¿Qué nos hace judíos?
Debo reconocer y admitir que, por la positiva o por la negativa, el Judaísmo nos impregna, difícilmente nos brota. La ósmosis de sabores, aromas, melodías, y alfabetos son estímulos positivos; los ataques antisemitas, los conflictos en la otra madre patria, Israel, o el simple y llano prejuicio callejero (“una monedita pa’l Juda”) son estímulos negativos.
Hagamos por una vez el ejercicio de sentirnos o sabernos judíos sin recurrir a esos recursos, todos válidos, algunos a mi criterio muy devaluados. Ni el guefilte fish construye demasiado al judaísmo ni el atentado en Colleyville, Texas aporta otro significado que sabernos objeto de odio. Pero, si lo único judío en nuestras vidas es el pescado tradicional que comemos dos veces al año o un atentado antisemita en una sinagoga que nos indigna, entonces digo “daieinu”, con eso tengo bastante. La pregunta es, ¿qué más? ¿Qué me hace judío?
Creo que el esbozo de una respuesta, en aquellos que todavía buscamos, en aquellos que nos hacemos preguntas, pero sobre todo en aquellos que no encontramos respuestas, debería focalizarse precisamente en esa, nuestra naturaleza inconformista. Hay muchos cuentos rabínicos acerca de buenas preguntas pero todos apuntan a una mejor, y casi definitiva, respuesta; generalmente en boca de un rabino o un justo o alguien igualmente intachable pero que posee el don de La Gran Respuesta.
Quisiera pensar, por el contrario, en la buena pregunta y la mejor respuesta: aquella que no es terminante, ni absoluta, ni cierra el diálogo. En la medida que uno pueda regar esta modalidad de diálogo creativo, el judaísmo comenzará a brotarnos. Si lo pensamos bien, todo comenzó con un hombre que pensó diferente, que se hizo una pregunta para lo cual no tuvo respuesta. Mejor dicho: la respuesta fue salir en su búsqueda. Se llamó Abraham y fue nuestro patriarca.

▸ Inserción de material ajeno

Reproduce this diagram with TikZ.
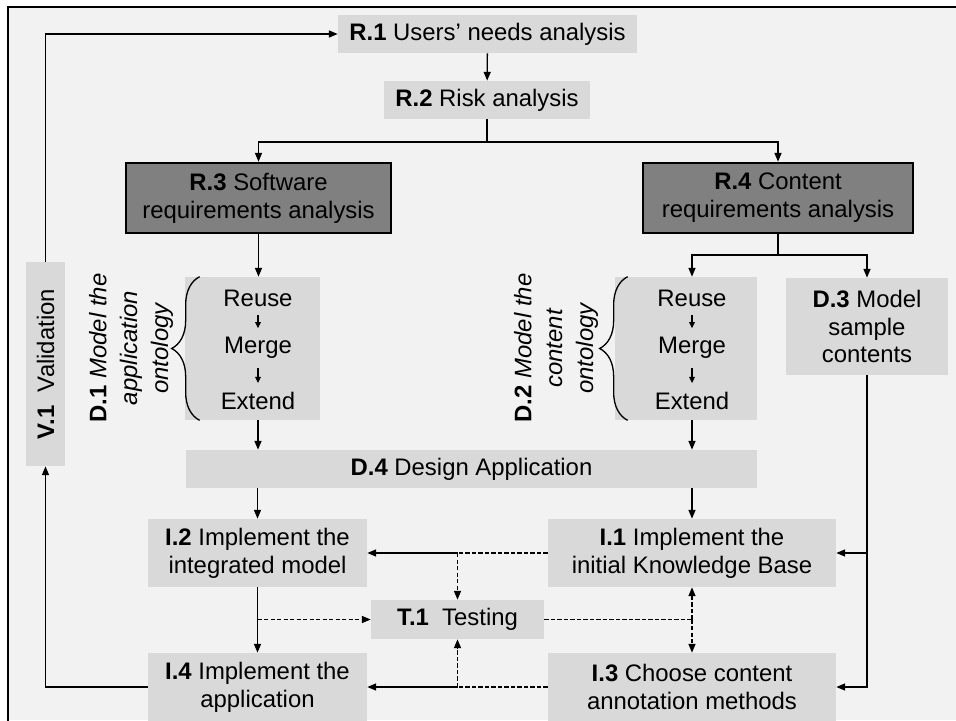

Nada de nuestra saga fundacional es absoluto y terminante, mucho menos absolutamente virtuoso o irremediablemente malvado. Caín le contesta al Dios inquisidor y su respuesta existencial nos resuena hasta nuestros días; Abraham discute con Dios acerca de la Justicia, y su nieto Iaacov lucha físicamente con Dios y prevalece. ¿Quién de nosotros no amanece, algunos días, como si hubiera luchado con Dios en sus sueños? ¿Quién no confronta sus errores, por graves e irreversibles que sean, con remordimiento y desesperación? ¿Quién no siente la injusticia y la confronta como Abraham, pero ahora en Twitter?
Ese es el judaísmo que brota. La cuestión está en discernir entre el que nos impregna, más facilista y auto-complaciente, del que nos nace de las entrañas, producto de la nunca más ponderada metáfora de los Oz, “la genealogía de la palabra”. Los judíos no somos ungidos, somos pactados. Una marca en el cuerpo nos recuerda qué y para qué somos. Claro que es duro y tabú, claro que es objeto de odio. Es lo que somos por decisión propia y no porque otro lo haya dictaminado.
Si esto está más o menos claro (mientras tanto sigamos preguntando y no encontrando todas las respuestas), entonces, y sólo entonces, preocupémonos de los antisemitas, por un lado, y deleitémonos con las costumbres que adornan nuestra razón de ser por el otro. Nuestra “tradición” nos enseña que, si bien nuestra razón de ser puede implicar padecimiento, está en nosotros impregnar la vida de placeres. Precisamente, porque no es ese su sentido último.